It’s been over seven years since a rock ‘n’ roll band from Glasgow burst so brilliantly onto the music scene with a combination of dirty guitars, infectious melodies and energetic live shows. The Fratellis were one the reasons why, for a brief period in the mid-noughties, Britain fell in love with ‘indie’ guitar bands.
However, as was the case with most of their contemporaries, The Fratellis’ explosive popularity proved short lived. The band’s 2008 follow up to their debut ‘Costello Music’ failed to match its critical and commercial success, and a three year hiatus left many fans wondering if they would ever hear Jon’s wonderfully rasping voice again, at least on a Fratellis record. And yet, one low-key reunion later here they are, back with the eagerly anticipated third album ‘We Need Medicine’.
Those who expected a departure from the fun-loving, high tempo rock ‘n’ roll style they are known for were, frankly, wrong. There is little on the album that screams ‘experimental’. For those who, like me, didn’t consider ‘Here We Stand’ a disappointment, you’re in luck; ‘We Need Medicine’ is closer in style and composition to the band’s second effort than to their debut. The record begins, however, at a pace comparable to both. Opener ‘Halloween Blues’ complete with frantic saxophone solo and ‘This Old Ghost Town’, first performed by Jon in a solo show during the band’s hiatus, give ‘We Need Medicine’ the instant injection of energy The Fratellis’ comeback deserves.
There are pockets of fret-board-brilliance to be found. Jon’s guitar solos on bluesy number ‘She’s Not Gone yet but She’s Leaving’ and ‘Jeannie Nitro’ in particular will leave the guitarists among you purring, or at the very least meowing with pleasure. Indeed ‘Jeannie Nitro’, with its undeniably catchy chorus, and for that matter, verses, is an obvious highlight. Equally deserving of praise is lead single ‘Seven Nights Seven Days’ which, despite its lively beat, smacks of desperation and despondency. A disheartened Fratelli sings ‘I see all of my dreams ragged and torn’. In a way the title track sums up The Fratellis’ musical ethos: not complicated, not serious, but unquestionably catchy and fun.
The closest the record comes to a divergence in style comes in the form of penultimate track ‘Rock N Roll Will Break Your Heart’. While this touching composition contains the same ‘50s ballad’ elements that can be found in previous works ‘Whistle For The Choir’ and ‘Babydoll’, the band lay down a more ambient instrumental backing over which Jon delivers the type of emotive vocal fans will have been aching for.
That is not to say that ‘We Need Medicine’ is without its faults.
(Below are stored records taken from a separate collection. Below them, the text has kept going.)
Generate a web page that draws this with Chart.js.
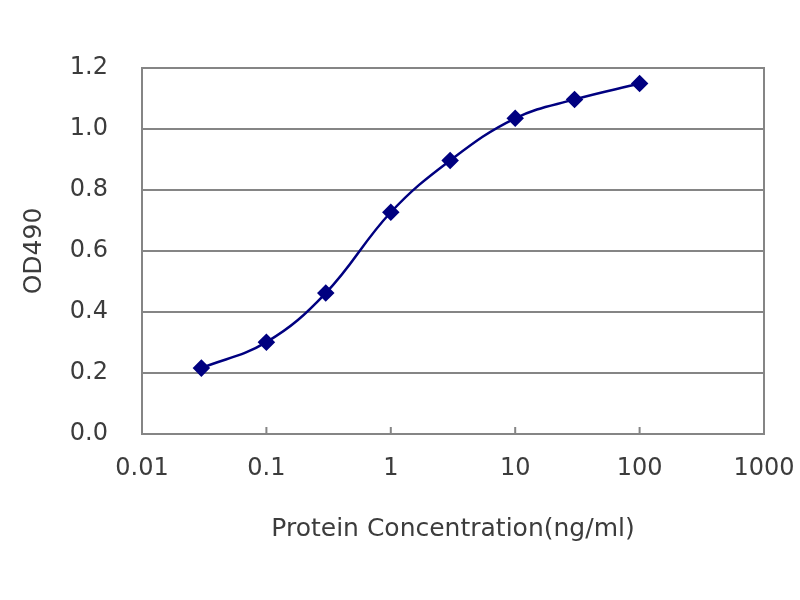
<!DOCTYPE html>
<html>
<head>
<meta charset="utf-8">
<script src="https://cdn.jsdelivr.net/npm/chart.js@4"></script>
<style>
  html, body { margin: 0; padding: 0; background: #fff; }
  #wrap { width: 800px; height: 600px; }
</style>
</head>
<body>
<div id="wrap"><canvas id="chart" width="800" height="600"></canvas></div>
<script>
// values
const concentrations = [0.03, 0.1, 0.3, 1, 3, 10, 30, 100];
const od490 = [0.216, 0.301, 0.462, 0.727, 0.897, 1.035, 1.097, 1.149];
const xTicks = [0.01, 0.1, 1, 10, 100, 1000];
const yTicks = [0, 0.2, 0.4, 0.6, 0.8, 1.0, 1.2];

const navy = '#000080';
const gridGray = '#858585';
const textGray = '#3c3c3c';

// frame around the plot + the little inward ticks on the x axis
const frame = {
  id: 'frame',
  afterDraw(chart) {
    const { ctx, chartArea: a, scales } = chart;
    ctx.save();
    ctx.strokeStyle = gridGray;
    ctx.lineWidth = 2;
    ctx.strokeRect(a.left, a.top, a.right - a.left, a.bottom - a.top);
    ctx.beginPath();
    xTicks.slice(1, -1).forEach(v => {
      const x = scales.x.getPixelForValue(v);
      ctx.moveTo(x, a.bottom);
      ctx.lineTo(x, a.bottom - 7);
    });
    ctx.stroke();
    ctx.restore();
  }
};

const points = concentrations.map((c, i) => ({ x: c, y: od490[i] }));

new Chart(document.getElementById('chart'), {
  type: 'line',
  data: {
    datasets: [{
      data: points,
      borderColor: navy,
      backgroundColor: navy,
      borderWidth: 2.5,
      tension: 0.4,
      pointStyle: 'rectRot',
      pointRadius: 7,
      pointBackgroundColor: navy,
      pointBorderColor: navy,
    }],
  },
  options: {
    responsive: false,
    animation: false,
    layout: { padding: { top: 68, right: 36, left: 0, bottom: 0 } },
    plugins: { legend: { display: false }, tooltip: { enabled: false } },
    scales: {
      x: {
        type: 'logarithmic',
        min: 0.01,
        max: 1000,
        afterBuildTicks: (scale) => { scale.ticks = xTicks.map(v => ({ value: v })); },
        afterFit: (scale) => {
          scale.height = 166;
          scale.paddingLeft = 0;
          scale.paddingRight = 0;
        },
        grid: { display: false, drawTicks: false },
        border: { display: false },
        ticks: {
          padding: 20,
          color: textGray,
          font: { family: 'DejaVu Sans', size: 24 },
          callback: (v) => String(v),
          maxRotation: 0,
        },
        title: {
          display: true,
          text: 'Protein Concentration(ng/ml)',
          color: textGray,
          font: { family: 'DejaVu Sans', size: 25 },
          padding: { top: 0, bottom: 56 },
        },
      },
      y: {
        min: 0,
        max: 1.2,
        afterBuildTicks: (scale) => { scale.ticks = yTicks.map(v => ({ value: v })); },
        afterFit: (scale) => { scale.width = 142; },
        grid: { color: gridGray, lineWidth: 2, drawTicks: false },
        border: { display: false },
        ticks: {
          padding: 34,
          color: textGray,
          font: { family: 'DejaVu Sans', size: 24 },
          callback: (v) => Number(v).toFixed(1),
        },
        title: {
          display: true,
          text: 'OD490',
          color: textGray,
          font: { family: 'DejaVu Sans', size: 25 },
          padding: { top: 19, bottom: 0 },
        },
      },
    },
  },
  plugins: [frame],
});
</script>
</body>
</html>
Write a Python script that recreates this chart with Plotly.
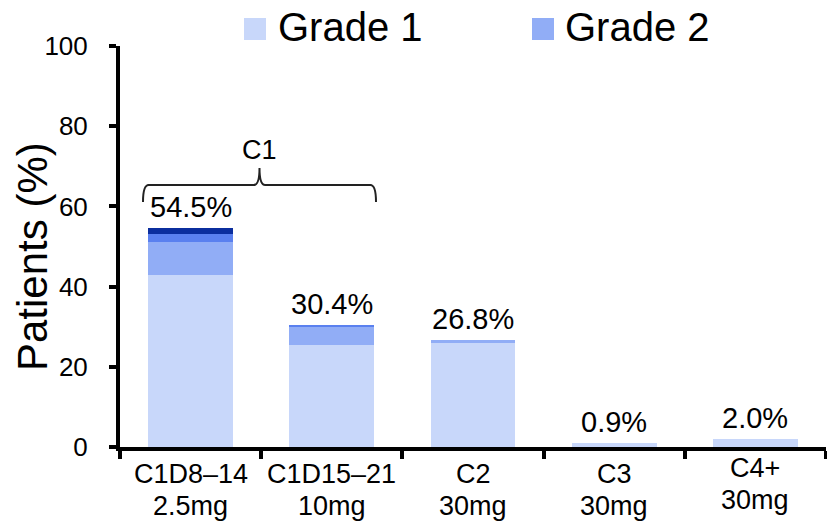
import plotly.graph_objects as go

categories = ["C1D8–14<br>2.5mg", "C1D15–21<br>10mg", "C2<br>30mg", "C3<br>30mg", "C4+<br>30mg"]
grade1 = [42.9, 25.4, 25.9, 0.9, 2.0]
grade2 = [8.2, 4.5, 0.9, 0.0, 0.0]
grade3 = [2.0, 0.5, 0.0, 0.0, 0.0]
grade4 = [1.4, 0.0, 0.0, 0.0, 0.0]
total_labels = ["54.5%", "30.4%", "26.8%", "0.9%", "2.0%"]
totals = [a + b + c + d for a, b, c, d in zip(grade1, grade2, grade3, grade4)]

FONT = "Liberation Sans, Arial, sans-serif"
C1, C2, C3, C4 = "#C8D7FA", "#91ADF6", "#5A80EF", "#0B2E9E"

fig = go.Figure()
for name, vals, col in [("Grade 1", grade1, C1), ("Grade 2", grade2, C2),
                        ("Grade 3", grade3, C3), ("Grade 4", grade4, C4)]:
    fig.add_trace(go.Bar(x=categories, y=vals, name=name, marker_color=col,
                         marker_line_width=0, width=0.6, showlegend=False))

for cat, tot, lab in zip(categories, totals, total_labels):
    fig.add_annotation(x=cat, y=tot, text=lab, showarrow=False, yanchor="bottom",
                       yshift=3, font=dict(size=29, color="black", family=FONT))

def px2x(px):
    return (px - 120) / 706.0

def py2y(py):
    return (447 - py) / 401.0

# category labels (two lines, tight spacing as in the original)
for i, cat in enumerate(categories):
    raise_px = 6 if i == len(categories) - 1 else 0
    for line, cy in zip(cat.split("<br>"), (474, 506)):
        fig.add_annotation(x=cat, xref="x", yref="paper", y=py2y(cy - raise_px), text=line,
                           showarrow=False, xanchor="center", yanchor="middle",
                           font=dict(size=27, color="black", family=FONT))

# manual legend
for name, col, sq_x, tx in [("Grade 1", C1, 244, 276), ("Grade 2", C2, 532, 563)]:
    fig.add_shape(type="rect", xref="paper", yref="paper",
                  x0=px2x(sq_x), x1=px2x(sq_x + 22), y0=py2y(40), y1=py2y(18),
                  fillcolor=col, line_width=0)
    fig.add_annotation(xref="paper", yref="paper", x=px2x(tx), y=py2y(27), text=name,
                       showarrow=False, xanchor="left", yanchor="middle",
                       font=dict(size=40, color="black", family=FONT))

# bracket for C1
xl, xr, xc = px2x(143), px2x(376), px2x(259.5)
yh, ye, yp = py2y(185), py2y(202), py2y(168)
dx = 0.008
path = (f"M {xl},{ye} Q {xl},{yh} {xl+dx},{yh} L {xc-dx},{yh} Q {xc},{yh} {xc},{yp} "
        f"Q {xc},{yh} {xc+dx},{yh} L {xr-dx},{yh} Q {xr},{yh} {xr},{ye}")
fig.add_shape(type="path", xref="paper", yref="paper", path=path,
              line=dict(color="#222222", width=2))
fig.add_annotation(xref="paper", yref="paper", x=xc, y=py2y(150), text="C1",
                   showarrow=False, xanchor="center", yanchor="middle",
                   font=dict(size=27, color="black", family=FONT))

# y-axis title
fig.add_annotation(xref="paper", yref="paper", x=px2x(32), y=py2y(257), text="Patients (%)",
                   textangle=-90, showarrow=False, xanchor="center", yanchor="middle",
                   font=dict(size=42, color="black", family=FONT))

fig.update_layout(
    barmode="stack",
    width=827, height=522,
    margin=dict(l=120, r=1, t=46, b=75, autoexpand=False),
    paper_bgcolor="white", plot_bgcolor="white",
    font=dict(family=FONT, color="black"),
    showlegend=False,
    bargap=0.4,
)
fig.update_xaxes(showline=True, linecolor="black", linewidth=4, ticks="outside",
                 tickson="boundaries", ticklen=8, tickwidth=4, tickcolor="black",
                 showticklabels=False, showgrid=False, range=[-0.5, 4.5])
fig.update_yaxes(range=[0, 100], tickvals=[0, 20, 40, 60, 80, 100], showline=True,
                 linecolor="black", linewidth=4, ticks="outside", ticklen=7, tickwidth=4,
                 tickcolor="black", tickfont=dict(size=26, family=FONT, color="black"),
                 showgrid=False, zeroline=False, ticklabelstandoff=16)

fig.write_html("out.html", config={"displayModeBar": False},
               post_script="document.body.style.margin='0px';document.body.style.overflow='hidden';")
The Stones-esque ‘Shotgun Shoes’ starts with promise but fails to provide the chorus that would have prevented it from losing steam. A rousing key change followed by a pleasing outro does not succeed in hiding the disappointingly plain chorus in ‘This Is Not the End of the World’, while ‘Whisky Saga’ harks back to the band’s debut without resurrecting its high energy spark.
There are many, myself not included, who believe that The Fratellis need to rediscover whatever it was that made ‘Costello Music’ so instantly accessible and addictive. I believe that they are quite capable of reaching those dizzy heights again by looking forwards not backwards; by, dare I say it taking a leap into unknown, and potentially exciting, territory. If ‘We Need Medicine’ is the kind of album they are capable of making in the meantime, then fans will certainly not be complaining.